● **Exercise details**: Copy every line, leaving nothing out and adding nothing.

[BEGIN]

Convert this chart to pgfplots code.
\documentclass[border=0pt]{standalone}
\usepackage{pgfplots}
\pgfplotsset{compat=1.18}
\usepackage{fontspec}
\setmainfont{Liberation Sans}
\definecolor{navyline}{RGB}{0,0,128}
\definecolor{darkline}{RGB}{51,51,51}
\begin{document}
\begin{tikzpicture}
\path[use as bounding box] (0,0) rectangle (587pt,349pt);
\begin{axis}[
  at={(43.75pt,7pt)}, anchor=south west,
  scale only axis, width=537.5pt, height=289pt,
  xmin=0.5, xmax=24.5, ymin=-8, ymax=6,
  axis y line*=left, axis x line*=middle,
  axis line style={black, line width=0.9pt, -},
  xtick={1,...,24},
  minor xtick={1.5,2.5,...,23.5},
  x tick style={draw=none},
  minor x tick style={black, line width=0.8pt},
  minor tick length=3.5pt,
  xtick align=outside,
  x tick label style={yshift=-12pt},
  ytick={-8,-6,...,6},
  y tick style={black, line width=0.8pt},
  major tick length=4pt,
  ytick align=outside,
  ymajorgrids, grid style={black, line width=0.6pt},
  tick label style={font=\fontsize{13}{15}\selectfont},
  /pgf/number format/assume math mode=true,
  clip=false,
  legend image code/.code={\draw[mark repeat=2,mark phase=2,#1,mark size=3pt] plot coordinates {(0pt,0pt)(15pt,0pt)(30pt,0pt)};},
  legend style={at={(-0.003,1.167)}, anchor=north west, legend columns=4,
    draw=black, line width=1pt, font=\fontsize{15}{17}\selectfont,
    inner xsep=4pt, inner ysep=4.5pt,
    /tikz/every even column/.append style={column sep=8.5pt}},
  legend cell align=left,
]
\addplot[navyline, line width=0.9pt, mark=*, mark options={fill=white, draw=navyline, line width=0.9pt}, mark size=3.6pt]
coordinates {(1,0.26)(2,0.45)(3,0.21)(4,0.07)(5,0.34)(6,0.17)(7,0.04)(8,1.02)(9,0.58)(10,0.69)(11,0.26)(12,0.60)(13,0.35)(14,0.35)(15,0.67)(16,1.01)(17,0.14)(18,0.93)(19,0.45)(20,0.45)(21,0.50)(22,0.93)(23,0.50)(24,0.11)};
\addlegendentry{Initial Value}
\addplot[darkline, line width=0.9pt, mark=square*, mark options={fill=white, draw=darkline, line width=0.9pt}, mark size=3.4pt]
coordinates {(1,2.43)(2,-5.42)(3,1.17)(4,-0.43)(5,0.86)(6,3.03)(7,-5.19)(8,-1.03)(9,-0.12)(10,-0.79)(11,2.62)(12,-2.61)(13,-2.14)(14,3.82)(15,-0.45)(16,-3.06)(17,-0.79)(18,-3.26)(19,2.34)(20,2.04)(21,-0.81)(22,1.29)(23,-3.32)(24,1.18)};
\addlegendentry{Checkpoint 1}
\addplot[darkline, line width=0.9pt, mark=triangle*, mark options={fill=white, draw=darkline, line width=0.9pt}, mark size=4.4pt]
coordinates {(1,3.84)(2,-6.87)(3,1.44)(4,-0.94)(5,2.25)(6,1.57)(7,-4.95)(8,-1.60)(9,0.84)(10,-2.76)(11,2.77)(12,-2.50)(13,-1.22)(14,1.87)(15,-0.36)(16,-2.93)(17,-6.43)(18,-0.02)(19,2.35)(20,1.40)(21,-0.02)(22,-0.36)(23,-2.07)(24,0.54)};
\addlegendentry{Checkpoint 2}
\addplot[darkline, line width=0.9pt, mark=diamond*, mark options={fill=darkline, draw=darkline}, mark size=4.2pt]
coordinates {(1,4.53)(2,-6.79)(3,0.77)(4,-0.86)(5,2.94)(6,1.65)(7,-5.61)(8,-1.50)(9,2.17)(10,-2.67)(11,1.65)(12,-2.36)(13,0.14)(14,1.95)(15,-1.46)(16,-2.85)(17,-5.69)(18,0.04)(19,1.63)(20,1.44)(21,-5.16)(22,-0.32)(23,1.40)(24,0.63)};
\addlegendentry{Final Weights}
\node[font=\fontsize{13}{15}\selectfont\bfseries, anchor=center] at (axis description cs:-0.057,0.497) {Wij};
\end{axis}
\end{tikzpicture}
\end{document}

[END]

● **Response below**:
Convert this chart to pgfplots code.
\documentclass[border=0pt]{standalone}
\usepackage{pgfplots}
\pgfplotsset{compat=1.18}
\usepackage{fontspec}
\setmainfont{Liberation Sans}
\definecolor{navyline}{RGB}{0,0,128}
\definecolor{darkline}{RGB}{51,51,51}
\begin{document}
\begin{tikzpicture}
\path[use as bounding box] (0,0) rectangle (587pt,349pt);
\begin{axis}[
  at={(43.75pt,7pt)}, anchor=south west,
  scale only axis, width=537.5pt, height=289pt,
  xmin=0.5, xmax=24.5, ymin=-8, ymax=6,
  axis y line*=left, axis x line*=middle,
  axis line style={black, line width=0.9pt, -},
  xtick={1,...,24},
  minor xtick={1.5,2.5,...,23.5},
  x tick style={draw=none},
  minor x tick style={black, line width=0.8pt},
  minor tick length=3.5pt,
  xtick align=outside,
  x tick label style={yshift=-12pt},
  ytick={-8,-6,...,6},
  y tick style={black, line width=0.8pt},
  major tick length=4pt,
  ytick align=outside,
  ymajorgrids, grid style={black, line width=0.6pt},
  tick label style={font=\fontsize{13}{15}\selectfont},
  /pgf/number format/assume math mode=true,
  clip=false,
  legend image code/.code={\draw[mark repeat=2,mark phase=2,#1,mark size=3pt] plot coordinates {(0pt,0pt)(15pt,0pt)(30pt,0pt)};},
  legend style={at={(-0.003,1.167)}, anchor=north west, legend columns=4,
    draw=black, line width=1pt, font=\fontsize{15}{17}\selectfont,
    inner xsep=4pt, inner ysep=4.5pt,
    /tikz/every even column/.append style={column sep=8.5pt}},
  legend cell align=left,
]
\addplot[navyline, line width=0.9pt, mark=*, mark options={fill=white, draw=navyline, line width=0.9pt}, mark size=3.6pt]
coordinates {(1,0.26)(2,0.45)(3,0.21)(4,0.07)(5,0.34)(6,0.17)(7,0.04)(8,1.02)(9,0.58)(10,0.69)(11,0.26)(12,0.60)(13,0.35)(14,0.35)(15,0.67)(16,1.01)(17,0.14)(18,0.93)(19,0.45)(20,0.45)(21,0.50)(22,0.93)(23,0.50)(24,0.11)};
\addlegendentry{Initial Value}
\addplot[darkline, line width=0.9pt, mark=square*, mark options={fill=white, draw=darkline, line width=0.9pt}, mark size=3.4pt]
coordinates {(1,2.43)(2,-5.42)(3,1.17)(4,-0.43)(5,0.86)(6,3.03)(7,-5.19)(8,-1.03)(9,-0.12)(10,-0.79)(11,2.62)(12,-2.61)(13,-2.14)(14,3.82)(15,-0.45)(16,-3.06)(17,-0.79)(18,-3.26)(19,2.34)(20,2.04)(21,-0.81)(22,1.29)(23,-3.32)(24,1.18)};
\addlegendentry{Checkpoint 1}
\addplot[darkline, line width=0.9pt, mark=triangle*, mark options={fill=white, draw=darkline, line width=0.9pt}, mark size=4.4pt]
coordinates {(1,3.84)(2,-6.87)(3,1.44)(4,-0.94)(5,2.25)(6,1.57)(7,-4.95)(8,-1.60)(9,0.84)(10,-2.76)(11,2.77)(12,-2.50)(13,-1.22)(14,1.87)(15,-0.36)(16,-2.93)(17,-6.43)(18,-0.02)(19,2.35)(20,1.40)(21,-0.02)(22,-0.36)(23,-2.07)(24,0.54)};
\addlegendentry{Checkpoint 2}
\addplot[darkline, line width=0.9pt, mark=diamond*, mark options={fill=darkline, draw=darkline}, mark size=4.2pt]
coordinates {(1,4.53)(2,-6.79)(3,0.77)(4,-0.86)(5,2.94)(6,1.65)(7,-5.61)(8,-1.50)(9,2.17)(10,-2.67)(11,1.65)(12,-2.36)(13,0.14)(14,1.95)(15,-1.46)(16,-2.85)(17,-5.69)(18,0.04)(19,1.63)(20,1.44)(21,-5.16)(22,-0.32)(23,1.40)(24,0.63)};
\addlegendentry{Final Weights}
\node[font=\fontsize{13}{15}\selectfont\bfseries, anchor=center] at (axis description cs:-0.057,0.497) {Wij};
\end{axis}
\end{tikzpicture}
\end{document}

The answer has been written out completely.